Speaker: Robin Steinberg
Date: April 2018
Location: Vancouver, BC
Description from TED website:
On any given night, more than 450,000 people in the United States are locked up in jail simply because they don’t have enough money to pay bail. The sums in question are often around $500: easy for some to pay, impossible for others. This has real human consequences — people lose jobs, homes, and lives, and it drives racial disparities in the legal system. Robin Steinberg has a bold idea to change this. In this powerful talk, she outlines the plan for The Bail Project — an unprecedented national revolving bail fund to fight mass incarceration. (This ambitious idea is part of the Audacious Project, TED’s initiative to inspire and fund global change.)
My Review / Notes / Thoughts
This is an amazing talk from someone who has worked inside the legal system for years.

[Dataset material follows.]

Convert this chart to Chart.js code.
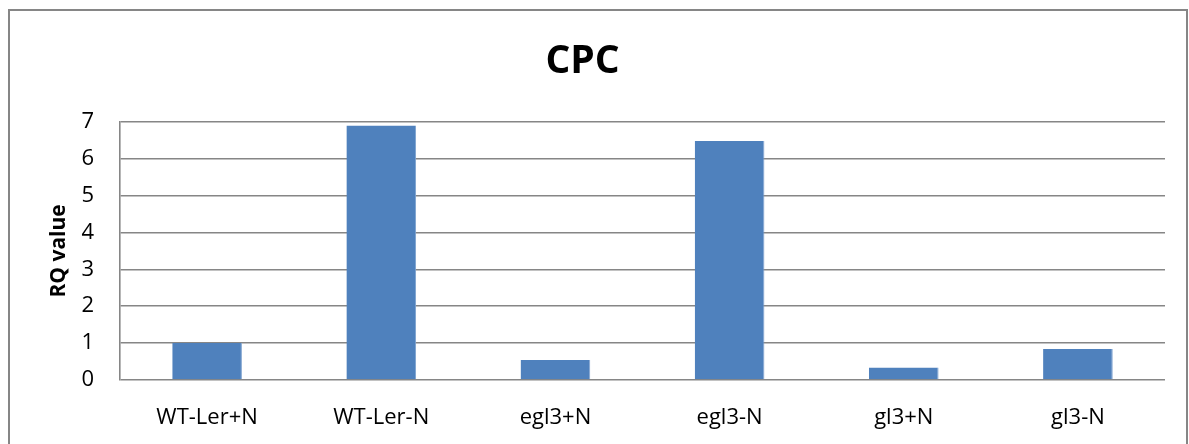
<!DOCTYPE html>
<html>
<head>
<meta charset="utf-8">
<script src="https://cdn.jsdelivr.net/npm/chart.js@4/dist/chart.umd.min.js"></script>
<style>
  html, body { margin: 0; padding: 0; background: #ffffff; }
  #wrap { width: 1189px; height: 444px; }
</style>
</head>
<body>
<div id="wrap"><canvas id="c" width="1189" height="444"></canvas></div>
<script>
// CPC relative expression per line and nitrogen condition
const categories = ['WT-Ler+N', 'WT-Ler-N', 'egl3+N', 'egl3-N', 'gl3+N', 'gl3-N'];
const rqValues = [1.0, 6.9, 0.54, 6.48, 0.34, 0.84];
const yTicks = [0, 1, 2, 3, 4, 5, 6, 7];

const FONT = '"Open Sans", "DejaVu Sans", sans-serif';
const GRID = '#868686';

// Frame around the whole chart
const framePlugin = {
  id: 'frame',
  beforeDraw(chart) {
    const ctx = chart.ctx;
    ctx.save();
    ctx.fillStyle = '#ffffff';
    ctx.fillRect(0, 0, chart.width, chart.height);
    ctx.strokeStyle = GRID;
    ctx.lineWidth = 2;
    ctx.strokeRect(9, 10, 1178, 500);
    ctx.restore();
  }
};

new Chart(document.getElementById('c'), {
  type: 'bar',
  data: {
    labels: categories,
    datasets: [{
      label: 'RQ value',
      data: rqValues,
      backgroundColor: '#4F81BD',
      borderColor: '#7FA3D0',
      borderWidth: { top: 0, left: 0, bottom: 0, right: 1 },
      barPercentage: 0.4,
      categoryPercentage: 1.0
    }]
  },
  options: {
    responsive: false,
    devicePixelRatio: 1,
    animation: false,
    layout: { padding: { left: 0, right: 24, top: 0, bottom: 0 } },
    plugins: {
      legend: { display: false },
      tooltip: { enabled: false },
      title: {
        display: true,
        text: 'CPC',
        color: '#000000',
        font: { family: FONT, size: 39, weight: 'bold', lineHeight: 1.2 },
        padding: { top: 38, bottom: 37 }
      }
    },
    scales: {
      x: {
        grid: { display: false, drawTicks: false },
        border: { display: false },
        ticks: {
          color: '#000000',
          padding: 25,
          font: { family: FONT, size: 22 },
          maxRotation: 0
        },
        afterFit(scale) { scale.height = 444 - 380; }
      },
      y: {
        min: 0,
        max: 7,
        afterBuildTicks(scale) { scale.ticks = yTicks.map(v => ({ value: v })); },
        grid: { color: GRID, lineWidth: 1.6, drawTicks: false },
        border: { display: true, color: GRID, width: 1.6 },
        ticks: {
          color: '#000000',
          padding: 26,
          font: { family: FONT, size: 22 }
        },
        title: {
          display: true,
          text: 'RQ value',
          color: '#000000',
          font: { family: FONT, size: 21, weight: 'bold', lineHeight: 1.2 },
          padding: { top: 46, bottom: 0 }
        },
        afterFit(scale) { scale.width = 120; }
      }
    }
  },
  plugins: [framePlugin]
});
</script>
</body>
</html>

She and her husband started a fund to help bail people out of jail… to help people keep their jobs, homes, and families.
I believe that this would be an excellent talk to include in courses on Criminal Justice, Social Justice, Public Administration, and Political Studies to name a few. It would probably also work well in the Social Work studies realm.
Instructors could leverage this talk as a primer, then have students research the project she mentions or other similar projects and talk about the statistics she goes into, as well as advancements since this talk was released. They could compare it with other efforts in the US or around the globe. The students could write papers, post on discussion boards, or perhaps even have live “debates” on the topic (one side for the topic, the other against).
What do you think? How can you see leveraging this material in your courses?